-- Work instructions --
Reproduce the listing below in full and without alteration, apart from its pictures.
········
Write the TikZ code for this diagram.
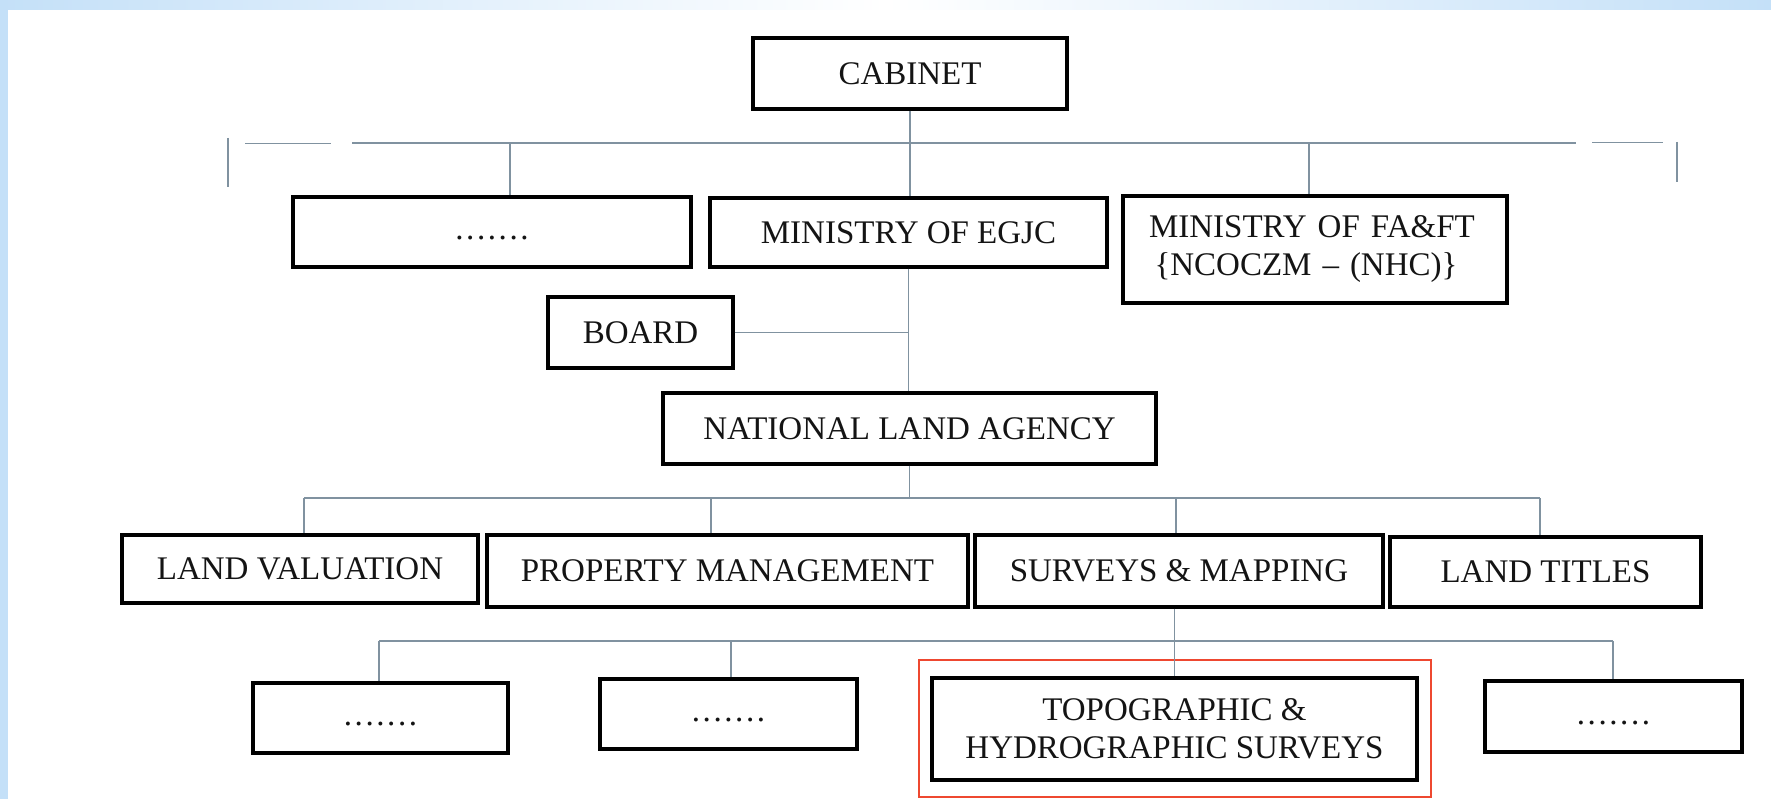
\documentclass[tikz,border=0pt]{standalone}
\usepackage{fontspec}
\setmainfont{Liberation Serif}
\definecolor{connclr}{RGB}{128,146,160}
\definecolor{lblue}{RGB}{196,224,248}
\definecolor{redclr}{RGB}{238,72,48}
\definecolor{txt}{RGB}{20,20,20}
\newcommand{\mydots}{\strut.\kern2.6pt.\kern2.6pt.\kern2.6pt.\kern2.6pt.\kern2.6pt.\kern2.6pt.}
\begin{document}
\begin{tikzpicture}[x=1pt,y=-1pt,
  box/.style={draw=black, line width=3.2pt, fill=white, inner sep=0pt, text=txt,
              font=\fontsize{33}{38}\selectfont, align=center},
  link/.style={draw=connclr, line width=1.4pt},
  highlight/.style={draw=redclr, line width=2pt, inner sep=0pt}
]
% background
\fill[white] (0,0) rectangle (1771,799);
\fill[lblue] (0,0) rectangle (8,799);
\shade[left color=lblue, right color=lblue, middle color=white] (0,0) rectangle (1771,10);
\useasboundingbox (0,0) rectangle (1771,799);

% nodes
\node[box, minimum width=314, minimum height=71] (cab)   at (910,73.5)   {CABINET};
\node[box, minimum width=398, minimum height=70] (d1)    at (492,232)    {\mydots};
\node[box, minimum width=397, minimum height=69] (egjc)  at (908.5,232.5) {MINISTRY OF EGJC};
\node[box, minimum width=384, minimum height=107, align=left, text width=332, inner xsep=26pt] (fa) at (1315,249.5)
  {MINISTRY OF FA\&FT\\\,\{NCOCZM -- (NHC)\}};
\node[box, minimum width=185, minimum height=71] (board) at (640.5,332.5) {BOARD};
\node[box, minimum width=493, minimum height=71] (nla)   at (909.5,428.5) {NATIONAL LAND AGENCY};
\node[box, minimum width=356, minimum height=68] (lv)    at (300,569)    {LAND VALUATION};
\node[box, minimum width=481, minimum height=72] (pm)    at (727.5,571)  {PROPERTY MANAGEMENT};
\node[box, minimum width=408, minimum height=72] (sm)    at (1179,571)   {SURVEYS \& MAPPING};
\node[box, minimum width=311, minimum height=70] (lt)    at (1545.5,572) {LAND TITLES};
\node[box, minimum width=255, minimum height=70] (l1)    at (380.5,718)  {\mydots};
\node[box, minimum width=257, minimum height=70] (l2)    at (728.5,714)  {\mydots};
\node[box, minimum width=485, minimum height=102] (topo) at (1174.5,729)
  {TOPOGRAPHIC \&\\HYDROGRAPHIC SURVEYS};
\node[box, minimum width=257, minimum height=71] (l4)    at (1613.5,716.5) {\mydots};
\node[highlight, minimum width=512, minimum height=137] (hl) at (1175,728.5) {};

% top bus
\coordinate (tickLa) at (228,138);
\coordinate (tickLb) at (228,187);
\coordinate (tbA) at (245,143.5);
\coordinate (tbB) at (331,143.5);
\coordinate (tbC) at (352,143);
\coordinate (tbD) at (1576,143);
\coordinate (tbE) at (1592,142.5);
\coordinate (tbF) at (1663,142.5);
\coordinate (tickRa) at (1677,142);
\coordinate (tickRb) at (1677,182);
\coordinate (td1) at (510,143);
\coordinate (tfa) at (1309,143);
\draw[link] (tickLa) -- (tickLb);
\draw[link] (tbA) -- (tbB);
\draw[link] (tbC) -- (tbD);
\draw[link] (tbE) -- (tbF);
\draw[link] (tickRa) -- (tickRb);
\draw[link] (cab.south) -- (egjc.north -| cab.south);
\draw[link] (td1) -- (td1 |- d1.north);
\draw[link] (tfa) -- (tfa |- fa.north);

% board & agency
\draw[link] (board.east) -- (board.east -| egjc.south);
\draw[link] (egjc.south) -- (nla.north -| egjc.south);

% row bus
\coordinate (rb) at (909,498);
\coordinate (rbL) at (304,498);
\coordinate (rbP) at (711,498);
\coordinate (rbS) at (1176,498);
\coordinate (rbR) at (1540,498);
\draw[link] (nla.south) -- (nla.south |- rb);
\draw[link] (rbL) -- (rbR);
\draw[link] (rbL) -- (rbL |- lv.north);
\draw[link] (rbP) -- (rbP |- pm.north);
\draw[link] (rbS) -- (rbS |- sm.north);
\draw[link] (rbR) -- (rbR |- lt.north);

% lower bus
\coordinate (lbL) at (379,641);
\coordinate (lb2) at (731,641);
\coordinate (lbR) at (1613,641);
\draw[link] (lbL) -- (lbR);
\draw[link] (topo.north |- sm.south) -- (topo.north);
\draw[link] (lbL) -- (lbL |- l1.north);
\draw[link] (lb2) -- (lb2 |- l2.north);
\draw[link] (lbR) -- (lbR |- l4.north);
\end{tikzpicture}
\end{document}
········
-- Reply to the task --
Write the TikZ code for this diagram.
\documentclass[tikz,border=0pt]{standalone}
\usepackage{fontspec}
\setmainfont{Liberation Serif}
\definecolor{connclr}{RGB}{128,146,160}
\definecolor{lblue}{RGB}{196,224,248}
\definecolor{redclr}{RGB}{238,72,48}
\definecolor{txt}{RGB}{20,20,20}
\newcommand{\mydots}{\strut.\kern2.6pt.\kern2.6pt.\kern2.6pt.\kern2.6pt.\kern2.6pt.\kern2.6pt.}
\begin{document}
\begin{tikzpicture}[x=1pt,y=-1pt,
  box/.style={draw=black, line width=3.2pt, fill=white, inner sep=0pt, text=txt,
              font=\fontsize{33}{38}\selectfont, align=center},
  link/.style={draw=connclr, line width=1.4pt},
  highlight/.style={draw=redclr, line width=2pt, inner sep=0pt}
]
% background
\fill[white] (0,0) rectangle (1771,799);
\fill[lblue] (0,0) rectangle (8,799);
\shade[left color=lblue, right color=lblue, middle color=white] (0,0) rectangle (1771,10);
\useasboundingbox (0,0) rectangle (1771,799);

% nodes
\node[box, minimum width=314, minimum height=71] (cab)   at (910,73.5)   {CABINET};
\node[box, minimum width=398, minimum height=70] (d1)    at (492,232)    {\mydots};
\node[box, minimum width=397, minimum height=69] (egjc)  at (908.5,232.5) {MINISTRY OF EGJC};
\node[box, minimum width=384, minimum height=107, align=left, text width=332, inner xsep=26pt] (fa) at (1315,249.5)
  {MINISTRY OF FA\&FT\\\,\{NCOCZM -- (NHC)\}};
\node[box, minimum width=185, minimum height=71] (board) at (640.5,332.5) {BOARD};
\node[box, minimum width=493, minimum height=71] (nla)   at (909.5,428.5) {NATIONAL LAND AGENCY};
\node[box, minimum width=356, minimum height=68] (lv)    at (300,569)    {LAND VALUATION};
\node[box, minimum width=481, minimum height=72] (pm)    at (727.5,571)  {PROPERTY MANAGEMENT};
\node[box, minimum width=408, minimum height=72] (sm)    at (1179,571)   {SURVEYS \& MAPPING};
\node[box, minimum width=311, minimum height=70] (lt)    at (1545.5,572) {LAND TITLES};
\node[box, minimum width=255, minimum height=70] (l1)    at (380.5,718)  {\mydots};
\node[box, minimum width=257, minimum height=70] (l2)    at (728.5,714)  {\mydots};
\node[box, minimum width=485, minimum height=102] (topo) at (1174.5,729)
  {TOPOGRAPHIC \&\\HYDROGRAPHIC SURVEYS};
\node[box, minimum width=257, minimum height=71] (l4)    at (1613.5,716.5) {\mydots};
\node[highlight, minimum width=512, minimum height=137] (hl) at (1175,728.5) {};

% top bus
\coordinate (tickLa) at (228,138);
\coordinate (tickLb) at (228,187);
\coordinate (tbA) at (245,143.5);
\coordinate (tbB) at (331,143.5);
\coordinate (tbC) at (352,143);
\coordinate (tbD) at (1576,143);
\coordinate (tbE) at (1592,142.5);
\coordinate (tbF) at (1663,142.5);
\coordinate (tickRa) at (1677,142);
\coordinate (tickRb) at (1677,182);
\coordinate (td1) at (510,143);
\coordinate (tfa) at (1309,143);
\draw[link] (tickLa) -- (tickLb);
\draw[link] (tbA) -- (tbB);
\draw[link] (tbC) -- (tbD);
\draw[link] (tbE) -- (tbF);
\draw[link] (tickRa) -- (tickRb);
\draw[link] (cab.south) -- (egjc.north -| cab.south);
\draw[link] (td1) -- (td1 |- d1.north);
\draw[link] (tfa) -- (tfa |- fa.north);

% board & agency
\draw[link] (board.east) -- (board.east -| egjc.south);
\draw[link] (egjc.south) -- (nla.north -| egjc.south);

% row bus
\coordinate (rb) at (909,498);
\coordinate (rbL) at (304,498);
\coordinate (rbP) at (711,498);
\coordinate (rbS) at (1176,498);
\coordinate (rbR) at (1540,498);
\draw[link] (nla.south) -- (nla.south |- rb);
\draw[link] (rbL) -- (rbR);
\draw[link] (rbL) -- (rbL |- lv.north);
\draw[link] (rbP) -- (rbP |- pm.north);
\draw[link] (rbS) -- (rbS |- sm.north);
\draw[link] (rbR) -- (rbR |- lt.north);

% lower bus
\coordinate (lbL) at (379,641);
\coordinate (lb2) at (731,641);
\coordinate (lbR) at (1613,641);
\draw[link] (lbL) -- (lbR);
\draw[link] (topo.north |- sm.south) -- (topo.north);
\draw[link] (lbL) -- (lbL |- l1.north);
\draw[link] (lb2) -- (lb2 |- l2.north);
\draw[link] (lbR) -- (lbR |- l4.north);
\end{tikzpicture}
\end{document}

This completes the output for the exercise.